Why bother to open a new one when you can just chuck it in the Vortex? I sure that wouldn't cause any problems... :V
 
I think the best way to deal with Warpstone would be to figure out a version of the Waystones that have their suction jacked out so that they aren't just sucking up the ambient radiations, but are forcibly draining the power from the Warpstones.
 
Second is the creation of a town in Sylvania for lumber, surveying, possible mining, trade and maybe boat building. The Dawi will have there river down pay. We could try to provide mercenary support but that is a extremely rich region they are going to.
I think the EIC is already well established in Sylvania - IIRC there was a line from Boney about how the fact that the EIC's earnings didn't decrease from expanding into Sylvania is a testament to Wilhelmina's skill - so the EIC might already be in a position to benefit from any Sylvanian opportunities without any further work on our part.
 
I think the EIC is already well established in Sylvania - IIRC there was a line from Boney about how the fact that the EIC's earnings didn't decrease from expanding into Sylvania is a testament to Wilhelmina's skill - so the EIC might already be in a position to benefit from any Sylvanian opportunities without any further work on our part.

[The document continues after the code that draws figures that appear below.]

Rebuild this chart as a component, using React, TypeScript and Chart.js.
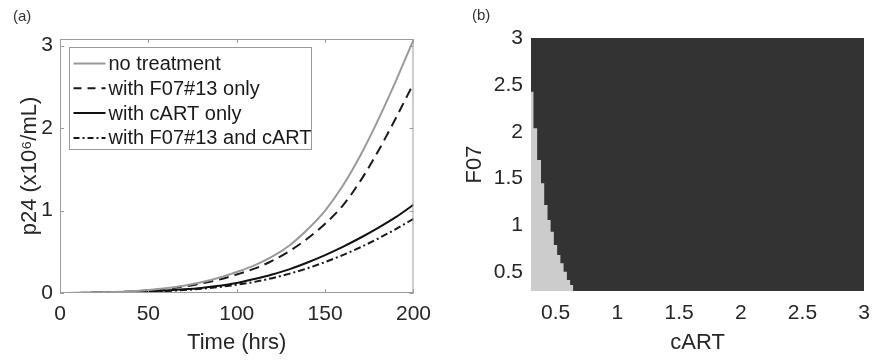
import React, { useEffect, useRef } from 'react';
import { Chart, registerables } from 'chart.js';

Chart.register(...registerables);

// ---------- Panel (a) data ----------
const timeHrs = [0, 10, 20, 30, 40, 50, 60, 70, 80, 90, 100, 110, 120, 130, 140, 150, 160, 170, 180, 190, 200];
const noTreatment = [0, 0.002, 0.006, 0.012, 0.022, 0.037, 0.058, 0.088, 0.13, 0.185, 0.255, 0.335, 0.44, 0.58, 0.77, 1.0, 1.3, 1.67, 2.1, 2.57, 3.07];
const f07Only = [0, 0.001, 0.004, 0.01, 0.019, 0.032, 0.051, 0.078, 0.115, 0.162, 0.225, 0.295, 0.39, 0.51, 0.66, 0.84, 1.06, 1.36, 1.72, 2.12, 2.54];
const cartOnly = [0, 0.001, 0.003, 0.006, 0.011, 0.019, 0.03, 0.044, 0.062, 0.087, 0.12, 0.17, 0.225, 0.29, 0.37, 0.46, 0.56, 0.67, 0.79, 0.92, 1.07];
const f07AndCart = [0, 0.001, 0.002, 0.005, 0.009, 0.016, 0.025, 0.036, 0.051, 0.072, 0.1, 0.135, 0.18, 0.235, 0.3, 0.375, 0.46, 0.555, 0.66, 0.775, 0.9];
const seriesLabels = ['no treatment', 'with F07#13 only', 'with cART only', 'with F07#13 and cART'];
const timeTicks = [0, 50, 100, 150, 200];
const p24Ticks = [0, 1, 2, 3];

// ---------- Panel (b) data ----------
const cartBoundary = [0.3, 0.32, 0.35, 0.381, 0.407, 0.434, 0.459, 0.485, 0.512, 0.538, 0.564, 0.591, 0.617, 0.643];
const f07Boundary = [2.427, 2.036, 1.698, 1.449, 1.218, 1.058, 0.933, 0.791, 0.684, 0.596, 0.506, 0.417, 0.364, 0.3];
const cartRange = [0.3, 3];
const f07Range = [0.3, 3];
const cartTicks = [0.5, 1, 1.5, 2, 2.5, 3];
const f07Ticks = [0.5, 1, 1.5, 2, 2.5, 3];

const FONT = '"Liberation Sans", Arial, sans-serif';
const TEXT = '#262626';

const frameLegendPlugin = {
  id: 'frameLegend',
  afterDatasetsDraw(chart: any) {
    const { ctx, chartArea, scales } = chart;
    const { left, right, top, bottom } = chartArea;
    ctx.save();
    // legend
    const lx = left + 9.5;
    const ly = top + 8.5;
    const lw = 242;
    const lh = 102;
    ctx.fillStyle = '#ffffff';
    ctx.fillRect(lx, ly, lw, lh);
    ctx.strokeStyle = '#9a9a9a';
    ctx.lineWidth = 1;
    ctx.setLineDash([]);
    ctx.strokeRect(lx, ly, lw, lh);
    chart.data.datasets.forEach((ds: any, i: number) => {
      const cy = ly + 16 + i * 24.8;
      ctx.beginPath();
      ctx.setLineDash(ds.legendDash || []);
      ctx.strokeStyle = ds.borderColor;
      ctx.lineWidth = ds.borderWidth;
      ctx.moveTo(lx + 4, cy);
      ctx.lineTo(lx + 36, cy);
      ctx.stroke();
      ctx.setLineDash([]);
      ctx.fillStyle = '#1a1a1a';
      ctx.font = '20px ' + FONT;
      ctx.textBaseline = 'middle';
      ctx.textAlign = 'left';
      ctx.fillText(ds.label, lx + 39, cy + 1);
    });
    // frame
    ctx.strokeStyle = '#9c9c9c';
    ctx.lineWidth = 1;
    ctx.strokeRect(left + 0.5, top + 0.5, right - left - 1, bottom - top - 1);
    // inward ticks
    const tl = 4;
    ctx.beginPath();
    scales.x.ticks.forEach((t: any) => {
      const px = Math.round(scales.x.getPixelForValue(t.value)) + 0.5;
      ctx.moveTo(px, bottom);
      ctx.lineTo(px, bottom - tl);
      ctx.moveTo(px, top);
      ctx.lineTo(px, top + tl);
    });
    scales.y.ticks.forEach((t: any) => {
      const py = Math.round(scales.y.getPixelForValue(t.value)) + 0.5;
      ctx.moveTo(left, py);
      ctx.lineTo(left + tl, py);
      ctx.moveTo(right, py);
      ctx.lineTo(right - tl, py);
    });
    ctx.stroke();
    ctx.restore();
  },
};

function series(values: number[]) {
  return timeHrs.map((t, i) => ({ x: t, y: values[i] }));
}

const fmt = (v: any) => String(+Number(v).toFixed(2));

function LeftChart() {
  const ref = useRef<HTMLCanvasElement>(null);
  useEffect(() => {
    const styles = [
      { color: '#9a9a9a', dash: [] as number[], legendDash: [] as number[] },
      { color: '#1a1a1a', dash: [10, 6], legendDash: [8, 6] },
      { color: '#111111', dash: [] as number[], legendDash: [] as number[] },
      { color: '#1a1a1a', dash: [7, 3, 2, 3], legendDash: [6, 3, 2, 3] },
    ];
    const values = [noTreatment, f07Only, cartOnly, f07AndCart];
    const chart = new Chart(ref.current!, {
      type: 'line',
      data: {
        datasets: values.map((v, i) => ({
          label: seriesLabels[i],
          data: series(v),
          borderColor: styles[i].color,
          borderDash: styles[i].dash,
          legendDash: styles[i].legendDash,
          borderWidth: 2,
          pointRadius: 0,
          cubicInterpolationMode: 'monotone',
          fill: false,
        })) as any,
      },
      options: {
        responsive: false,
        animation: false,
        devicePixelRatio: 1,
        layout: { padding: { left: 0, right: 25, top: 39, bottom: 0 } },
        plugins: { legend: { display: false }, tooltip: { enabled: false } },
        scales: {
          x: {
            type: 'linear',
            min: 0,
            max: 200,
            afterBuildTicks: (s: any) => {
              s.ticks = timeTicks.map((v) => ({ value: v }));
            },
            afterFit: (s: any) => {
              s.height = 70;
            },
            grid: { display: false, drawTicks: false },
            border: { display: false },
            ticks: { padding: 9, color: TEXT, font: { family: FONT, size: 21, lineHeight: 1.2 }, maxRotation: 0, callback: fmt },
            title: { display: true, text: 'Time (hrs)', color: TEXT, font: { family: FONT, size: 22, lineHeight: 1.2 }, padding: { top: 0, bottom: 7 } },
          },
          y: {
            type: 'linear',
            min: 0,
            max: 3.08,
            afterBuildTicks: (s: any) => {
              s.ticks = p24Ticks.map((v) => ({ value: v }));
            },
            afterFit: (s: any) => {
              s.width = 60;
            },
            grid: { display: false, drawTicks: false },
            border: { display: false },
            ticks: { padding: 7, color: TEXT, font: { family: FONT, size: 21, lineHeight: 1.2 }, callback: fmt },
            title: { display: true, text: 'p24 (x10⁶/mL)', color: TEXT, font: { family: FONT, size: 22, lineHeight: 1.2 }, padding: { top: 17, bottom: 0 } },
          },
        },
      } as any,
      plugins: [frameLegendPlugin],
    });
    return () => chart.destroy();
  }, []);
  return <canvas ref={ref} width={440} height={363} style={{ display: 'block' }} />;
}

function RightChart() {
  const ref = useRef<HTMLCanvasElement>(null);
  useEffect(() => {
    const chart = new Chart(ref.current!, {
      type: 'line',
      data: {
        datasets: [
          {
            label: 'light',
            data: cartBoundary.map((c, i) => ({ x: c, y: f07Boundary[i] })),
            stepped: 'before',
            fill: 'start',
            backgroundColor: '#cccccc',
            borderColor: 'rgba(0,0,0,0)',
            borderWidth: 0,
            pointRadius: 0,
          },
          {
            label: 'dark',
            data: cartRange.map((c) => ({ x: c, y: f07Range[1] })),
            fill: 'start',
            backgroundColor: '#333333',
            borderColor: 'rgba(0,0,0,0)',
            borderWidth: 0,
            pointRadius: 0,
          },
        ] as any,
      },
      options: {
        responsive: false,
        animation: false,
        devicePixelRatio: 1,
        layout: { padding: { left: 0, right: 6, top: 38, bottom: 0 } },
        plugins: { legend: { display: false }, tooltip: { enabled: false } },
        scales: {
          x: {
            type: 'linear',
            min: cartRange[0],
            max: cartRange[1],
            afterBuildTicks: (s: any) => {
              s.ticks = cartTicks.map((v) => ({ value: v }));
            },
            afterFit: (s: any) => {
              s.height = 72;
            },
            grid: { display: false, drawTicks: false },
            border: { display: false },
            ticks: { padding: 10, color: TEXT, font: { family: FONT, size: 21, lineHeight: 1.2 }, maxRotation: 0, callback: fmt },
            title: { display: true, text: 'cART', color: TEXT, font: { family: FONT, size: 22, lineHeight: 1.2 }, padding: { top: 0, bottom: 7 } },
          },
          y: {
            type: 'linear',
            min: f07Range[0],
            max: f07Range[1],
            afterBuildTicks: (s: any) => {
              s.ticks = f07Ticks.map((v) => ({ value: v }));
            },
            afterFit: (s: any) => {
              s.width = 91;
            },
            grid: { display: false, drawTicks: false },
            border: { display: false },
            ticks: { padding: 8, color: TEXT, font: { family: FONT, size: 21, lineHeight: 1.2 }, callback: fmt },
            title: { display: true, text: 'F07', color: TEXT, font: { family: FONT, size: 22, lineHeight: 1.2 }, padding: { top: 22, bottom: 0 } },
          },
        },
      } as any,
    });
    return () => chart.destroy();
  }, []);
  return <canvas ref={ref} width={440} height={363} style={{ display: 'block' }} />;
}

export default function App() {
  const labelStyle: React.CSSProperties = {
    position: 'absolute',
    fontFamily: FONT,
    fontSize: 15,
    color: '#333',
    lineHeight: '17px',
  };
  return (
    <div style={{ position: 'fixed', left: 0, top: 0, width: 880, height: 363, background: '#fff', overflow: 'hidden' }}>
      <div style={{ position: 'absolute', left: 0, top: 0, width: 440, height: 363 }}>
        <LeftChart />
      </div>
      <div style={{ position: 'absolute', left: 440, top: 0, width: 440, height: 363 }}>
        <RightChart />
      </div>
      <div style={{ ...labelStyle, left: 13, top: 7 }}>(a)</div>
      <div style={{ ...labelStyle, left: 472, top: 6 }}>(b)</div>
    </div>
  );
}
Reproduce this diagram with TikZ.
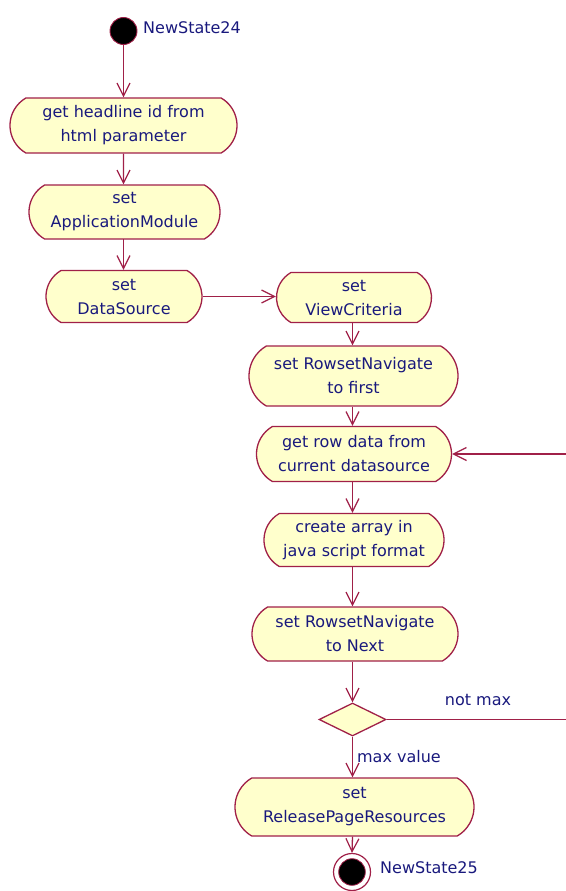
\documentclass[tikz,border=0pt]{standalone}
\usepackage{fontspec}
\setmainfont{DejaVu Sans}
\usetikzlibrary{shapes.misc,shapes.geometric,arrows.meta}
\definecolor{umlline}{RGB}{160,32,72}
\definecolor{umlfill}{RGB}{255,255,204}
\definecolor{umltext}{RGB}{25,25,125}
\tikzset{
  activity/.style={rounded rectangle, rounded rectangle arc length=120, draw=umlline, fill=umlfill,
    text=umltext, align=center, inner sep=0pt, line width=1.3pt, font=\fontsize{16}{24}\selectfont},
  flow/.style={draw=umlline, line width=1.3pt, -{Straight Barb[length=13pt,width=13pt,line width=1.2pt]}},
  statetext/.style={text=umltext, font=\fontsize{16}{20}\selectfont, inner sep=0pt}
}

\begin{document}
\begin{tikzpicture}[x=1pt,y=-1pt]
  \useasboundingbox (0,0) rectangle (565,891);

  \node[circle, fill=black, draw=umlline, line width=0.9pt, minimum size=27pt, inner sep=0pt] (start) at (123.5,31) {};
  \node[statetext, anchor=west] (startname) at (143,28) {NewState24};

  \node[activity, minimum width=227pt, minimum height=55pt] (headline) at (123.5,125.5) {get headline id from\\html parameter};
  \node[activity, minimum width=191pt, minimum height=54pt] (appmodule) at (124.5,212) {set\\ApplicationModule};
  \node[activity, minimum width=156pt, minimum height=52pt] (datasource) at (124,296.5) {set\\DataSource};
  \node[activity, minimum width=155pt, minimum height=50pt] (viewcrit) at (354,297.5) {set\\ViewCriteria};
  \node[activity, minimum width=209pt, minimum height=60pt] (navfirst) at (353.5,376) {set RowsetNavigate\\to first};
  \node[activity, minimum width=195pt, minimum height=55pt] (getrow) at (354,454) {get row data from\\current datasource};
  \node[activity, minimum width=180pt, minimum height=53pt] (mkarray) at (354,540) {create array in\\java script format};
  \node[activity, minimum width=206pt, minimum height=54pt] (navnext) at (355,634) {set RowsetNavigate\\to Next};
  \node[diamond, draw=umlline, fill=umlfill, line width=1.3pt, minimum width=67pt, minimum height=33pt, inner sep=0pt] (maxcheck) at (352.5,719.5) {};
  \node[activity, minimum width=239pt, minimum height=58pt] (release) at (354.5,807) {set\\ReleasePageResources};

  \node[circle, draw=umlline, line width=1.2pt, minimum size=37pt, inner sep=0pt] (final) at (352,872) {};
  \filldraw[fill=black, draw=umlline, line width=0.8pt] (final.center) circle (13.3);
  \node[statetext, anchor=west] (finalname) at (380,867.5) {NewState25};

  \coordinate (loopdown) at (580,719.5);
  \coordinate (loopup) at (580,454);

  \draw[flow] (start) -- (start |- headline.north);
  \draw[flow] (headline) -- (headline |- appmodule.north);
  \draw[flow] (123.5,239) -- (datasource.north -| 123.5,0);
  \draw[flow] (datasource.east) -- (viewcrit.west |- datasource.east);
  \draw[flow] (viewcrit.south -| 352.5,0) -- (navfirst.north -| 352.5,0);
  \draw[flow] (navfirst.south -| 352.5,0) -- (getrow.north -| 352.5,0);
  \draw[flow] (getrow.south -| 352.5,0) -- (mkarray.north -| 352.5,0);
  \draw[flow] (mkarray.south -| 352.5,0) -- (navnext.north -| 352.5,0);
  \draw[flow] (navnext.south -| 352.5,0) -- (maxcheck.north);
  \draw[flow] (maxcheck.south) -- (release.north -| 352.5,0) node[statetext, pos=0.5, anchor=west, xshift=4pt] (maxlabel) {max value};
  \draw[flow] (release.south -| 352.5,0) -- (final.north);
  \draw[flow] (maxcheck.east) -- (loopdown) -- (loopup) -- (getrow.east);
  \node[statetext] (notmaxlabel) at (478,700) {not max};
\end{tikzpicture}
\end{document}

Regardless there is still work to do there. I asked:

@Boney since it's been five IC years since I asked that so I figured this would be worth checking: Is Sylvania quieted down enough militarily that we could take an EIC expansion action into it? I ask not just because more money from controll of trade would be nice, but also because trade might help wear down the traditional Sylvanian insularity that serves no one but the vampires.

It's something that you could try, now that there's a full-time administrator in place. I'll add it to next turn's options.